What to produce :: Copy out each line exactly; pictures stay out of the copy.
☆ ☆ ☆
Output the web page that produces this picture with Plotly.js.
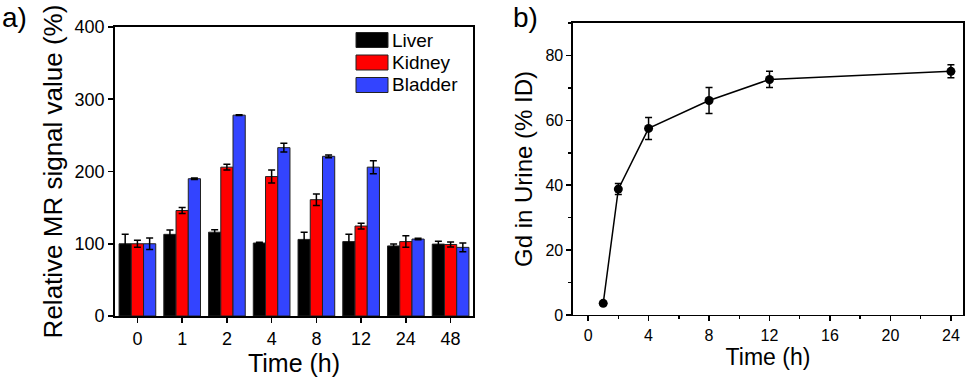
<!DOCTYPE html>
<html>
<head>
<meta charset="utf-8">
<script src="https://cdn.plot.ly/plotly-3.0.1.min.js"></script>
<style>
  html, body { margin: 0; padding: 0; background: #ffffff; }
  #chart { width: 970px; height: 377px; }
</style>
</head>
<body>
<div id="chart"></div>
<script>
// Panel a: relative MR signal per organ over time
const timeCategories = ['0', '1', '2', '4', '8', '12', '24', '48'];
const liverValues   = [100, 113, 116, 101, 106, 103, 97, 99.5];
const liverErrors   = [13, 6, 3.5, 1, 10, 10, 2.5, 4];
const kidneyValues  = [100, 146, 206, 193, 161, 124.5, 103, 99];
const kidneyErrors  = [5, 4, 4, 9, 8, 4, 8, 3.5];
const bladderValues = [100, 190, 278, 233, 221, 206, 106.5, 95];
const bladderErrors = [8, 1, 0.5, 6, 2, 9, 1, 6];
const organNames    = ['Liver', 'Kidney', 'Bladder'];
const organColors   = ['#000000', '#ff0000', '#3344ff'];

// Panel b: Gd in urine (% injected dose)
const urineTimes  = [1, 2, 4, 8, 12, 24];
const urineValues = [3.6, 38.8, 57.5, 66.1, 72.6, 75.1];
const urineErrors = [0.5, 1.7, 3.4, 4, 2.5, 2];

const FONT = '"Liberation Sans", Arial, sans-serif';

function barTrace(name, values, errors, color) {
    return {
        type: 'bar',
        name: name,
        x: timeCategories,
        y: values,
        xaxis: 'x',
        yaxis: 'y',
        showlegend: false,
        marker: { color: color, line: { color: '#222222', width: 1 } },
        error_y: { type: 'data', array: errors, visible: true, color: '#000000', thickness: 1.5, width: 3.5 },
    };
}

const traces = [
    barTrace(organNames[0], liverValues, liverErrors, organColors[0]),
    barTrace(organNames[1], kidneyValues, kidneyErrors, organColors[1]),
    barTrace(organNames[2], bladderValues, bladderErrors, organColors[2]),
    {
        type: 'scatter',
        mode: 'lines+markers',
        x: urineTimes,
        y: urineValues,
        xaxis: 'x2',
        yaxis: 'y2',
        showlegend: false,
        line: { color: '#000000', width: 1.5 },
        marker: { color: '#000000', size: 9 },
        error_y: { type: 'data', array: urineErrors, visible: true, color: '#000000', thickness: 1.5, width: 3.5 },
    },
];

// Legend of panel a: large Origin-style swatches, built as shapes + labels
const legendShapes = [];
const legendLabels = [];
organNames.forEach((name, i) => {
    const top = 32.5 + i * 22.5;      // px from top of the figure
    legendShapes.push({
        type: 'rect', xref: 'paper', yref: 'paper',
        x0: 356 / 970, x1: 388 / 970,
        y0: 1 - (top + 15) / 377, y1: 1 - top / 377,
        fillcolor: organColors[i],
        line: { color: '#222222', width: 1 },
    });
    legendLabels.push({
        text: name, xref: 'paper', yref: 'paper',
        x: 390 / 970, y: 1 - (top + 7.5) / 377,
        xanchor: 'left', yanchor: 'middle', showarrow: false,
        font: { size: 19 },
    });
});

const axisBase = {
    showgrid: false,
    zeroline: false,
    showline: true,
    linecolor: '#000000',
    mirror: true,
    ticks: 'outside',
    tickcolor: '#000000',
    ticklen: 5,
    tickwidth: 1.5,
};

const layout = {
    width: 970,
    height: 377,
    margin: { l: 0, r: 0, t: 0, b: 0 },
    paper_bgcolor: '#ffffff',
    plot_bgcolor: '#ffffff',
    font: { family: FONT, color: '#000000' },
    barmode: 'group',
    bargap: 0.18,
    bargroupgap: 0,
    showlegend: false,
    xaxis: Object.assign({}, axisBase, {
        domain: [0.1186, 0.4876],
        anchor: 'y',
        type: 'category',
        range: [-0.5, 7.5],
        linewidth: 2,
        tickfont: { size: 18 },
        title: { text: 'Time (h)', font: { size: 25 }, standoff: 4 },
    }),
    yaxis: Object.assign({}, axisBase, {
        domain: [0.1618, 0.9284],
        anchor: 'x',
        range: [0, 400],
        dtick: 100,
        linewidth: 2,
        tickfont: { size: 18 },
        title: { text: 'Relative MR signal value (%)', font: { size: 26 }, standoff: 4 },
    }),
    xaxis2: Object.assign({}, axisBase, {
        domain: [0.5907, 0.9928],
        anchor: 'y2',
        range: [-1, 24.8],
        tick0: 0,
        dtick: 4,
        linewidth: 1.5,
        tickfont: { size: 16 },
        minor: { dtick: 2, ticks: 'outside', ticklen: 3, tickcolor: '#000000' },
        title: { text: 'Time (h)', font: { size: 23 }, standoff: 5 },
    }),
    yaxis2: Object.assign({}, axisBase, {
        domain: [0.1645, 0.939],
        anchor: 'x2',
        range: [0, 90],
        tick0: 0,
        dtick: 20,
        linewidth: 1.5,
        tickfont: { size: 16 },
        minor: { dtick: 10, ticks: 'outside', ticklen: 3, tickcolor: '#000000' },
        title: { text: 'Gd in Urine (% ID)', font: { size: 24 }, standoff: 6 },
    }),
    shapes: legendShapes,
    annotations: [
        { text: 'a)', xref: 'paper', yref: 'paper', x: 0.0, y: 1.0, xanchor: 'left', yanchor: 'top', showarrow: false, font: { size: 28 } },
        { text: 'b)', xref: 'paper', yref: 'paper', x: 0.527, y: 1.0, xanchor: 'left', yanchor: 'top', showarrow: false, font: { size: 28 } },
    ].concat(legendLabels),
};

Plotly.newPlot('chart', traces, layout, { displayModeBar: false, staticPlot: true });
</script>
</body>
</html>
☆ ☆ ☆
Answer below ::
Output the web page that produces this picture with Plotly.js.
<!DOCTYPE html>
<html>
<head>
<meta charset="utf-8">
<script src="https://cdn.plot.ly/plotly-3.0.1.min.js"></script>
<style>
  html, body { margin: 0; padding: 0; background: #ffffff; }
  #chart { width: 970px; height: 377px; }
</style>
</head>
<body>
<div id="chart"></div>
<script>
// Panel a: relative MR signal per organ over time
const timeCategories = ['0', '1', '2', '4', '8', '12', '24', '48'];
const liverValues   = [100, 113, 116, 101, 106, 103, 97, 99.5];
const liverErrors   = [13, 6, 3.5, 1, 10, 10, 2.5, 4];
const kidneyValues  = [100, 146, 206, 193, 161, 124.5, 103, 99];
const kidneyErrors  = [5, 4, 4, 9, 8, 4, 8, 3.5];
const bladderValues = [100, 190, 278, 233, 221, 206, 106.5, 95];
const bladderErrors = [8, 1, 0.5, 6, 2, 9, 1, 6];
const organNames    = ['Liver', 'Kidney', 'Bladder'];
const organColors   = ['#000000', '#ff0000', '#3344ff'];

// Panel b: Gd in urine (% injected dose)
const urineTimes  = [1, 2, 4, 8, 12, 24];
const urineValues = [3.6, 38.8, 57.5, 66.1, 72.6, 75.1];
const urineErrors = [0.5, 1.7, 3.4, 4, 2.5, 2];

const FONT = '"Liberation Sans", Arial, sans-serif';

function barTrace(name, values, errors, color) {
    return {
        type: 'bar',
        name: name,
        x: timeCategories,
        y: values,
        xaxis: 'x',
        yaxis: 'y',
        showlegend: false,
        marker: { color: color, line: { color: '#222222', width: 1 } },
        error_y: { type: 'data', array: errors, visible: true, color: '#000000', thickness: 1.5, width: 3.5 },
    };
}

const traces = [
    barTrace(organNames[0], liverValues, liverErrors, organColors[0]),
    barTrace(organNames[1], kidneyValues, kidneyErrors, organColors[1]),
    barTrace(organNames[2], bladderValues, bladderErrors, organColors[2]),
    {
        type: 'scatter',
        mode: 'lines+markers',
        x: urineTimes,
        y: urineValues,
        xaxis: 'x2',
        yaxis: 'y2',
        showlegend: false,
        line: { color: '#000000', width: 1.5 },
        marker: { color: '#000000', size: 9 },
        error_y: { type: 'data', array: urineErrors, visible: true, color: '#000000', thickness: 1.5, width: 3.5 },
    },
];

// Legend of panel a: large Origin-style swatches, built as shapes + labels
const legendShapes = [];
const legendLabels = [];
organNames.forEach((name, i) => {
    const top = 32.5 + i * 22.5;      // px from top of the figure
    legendShapes.push({
        type: 'rect', xref: 'paper', yref: 'paper',
        x0: 356 / 970, x1: 388 / 970,
        y0: 1 - (top + 15) / 377, y1: 1 - top / 377,
        fillcolor: organColors[i],
        line: { color: '#222222', width: 1 },
    });
    legendLabels.push({
        text: name, xref: 'paper', yref: 'paper',
        x: 390 / 970, y: 1 - (top + 7.5) / 377,
        xanchor: 'left', yanchor: 'middle', showarrow: false,
        font: { size: 19 },
    });
});

const axisBase = {
    showgrid: false,
    zeroline: false,
    showline: true,
    linecolor: '#000000',
    mirror: true,
    ticks: 'outside',
    tickcolor: '#000000',
    ticklen: 5,
    tickwidth: 1.5,
};

const layout = {
    width: 970,
    height: 377,
    margin: { l: 0, r: 0, t: 0, b: 0 },
    paper_bgcolor: '#ffffff',
    plot_bgcolor: '#ffffff',
    font: { family: FONT, color: '#000000' },
    barmode: 'group',
    bargap: 0.18,
    bargroupgap: 0,
    showlegend: false,
    xaxis: Object.assign({}, axisBase, {
        domain: [0.1186, 0.4876],
        anchor: 'y',
        type: 'category',
        range: [-0.5, 7.5],
        linewidth: 2,
        tickfont: { size: 18 },
        title: { text: 'Time (h)', font: { size: 25 }, standoff: 4 },
    }),
    yaxis: Object.assign({}, axisBase, {
        domain: [0.1618, 0.9284],
        anchor: 'x',
        range: [0, 400],
        dtick: 100,
        linewidth: 2,
        tickfont: { size: 18 },
        title: { text: 'Relative MR signal value (%)', font: { size: 26 }, standoff: 4 },
    }),
    xaxis2: Object.assign({}, axisBase, {
        domain: [0.5907, 0.9928],
        anchor: 'y2',
        range: [-1, 24.8],
        tick0: 0,
        dtick: 4,
        linewidth: 1.5,
        tickfont: { size: 16 },
        minor: { dtick: 2, ticks: 'outside', ticklen: 3, tickcolor: '#000000' },
        title: { text: 'Time (h)', font: { size: 23 }, standoff: 5 },
    }),
    yaxis2: Object.assign({}, axisBase, {
        domain: [0.1645, 0.939],
        anchor: 'x2',
        range: [0, 90],
        tick0: 0,
        dtick: 20,
        linewidth: 1.5,
        tickfont: { size: 16 },
        minor: { dtick: 10, ticks: 'outside', ticklen: 3, tickcolor: '#000000' },
        title: { text: 'Gd in Urine (% ID)', font: { size: 24 }, standoff: 6 },
    }),
    shapes: legendShapes,
    annotations: [
        { text: 'a)', xref: 'paper', yref: 'paper', x: 0.0, y: 1.0, xanchor: 'left', yanchor: 'top', showarrow: false, font: { size: 28 } },
        { text: 'b)', xref: 'paper', yref: 'paper', x: 0.527, y: 1.0, xanchor: 'left', yanchor: 'top', showarrow: false, font: { size: 28 } },
    ].concat(legendLabels),
};

Plotly.newPlot('chart', traces, layout, { displayModeBar: false, staticPlot: true });
</script>
</body>
</html>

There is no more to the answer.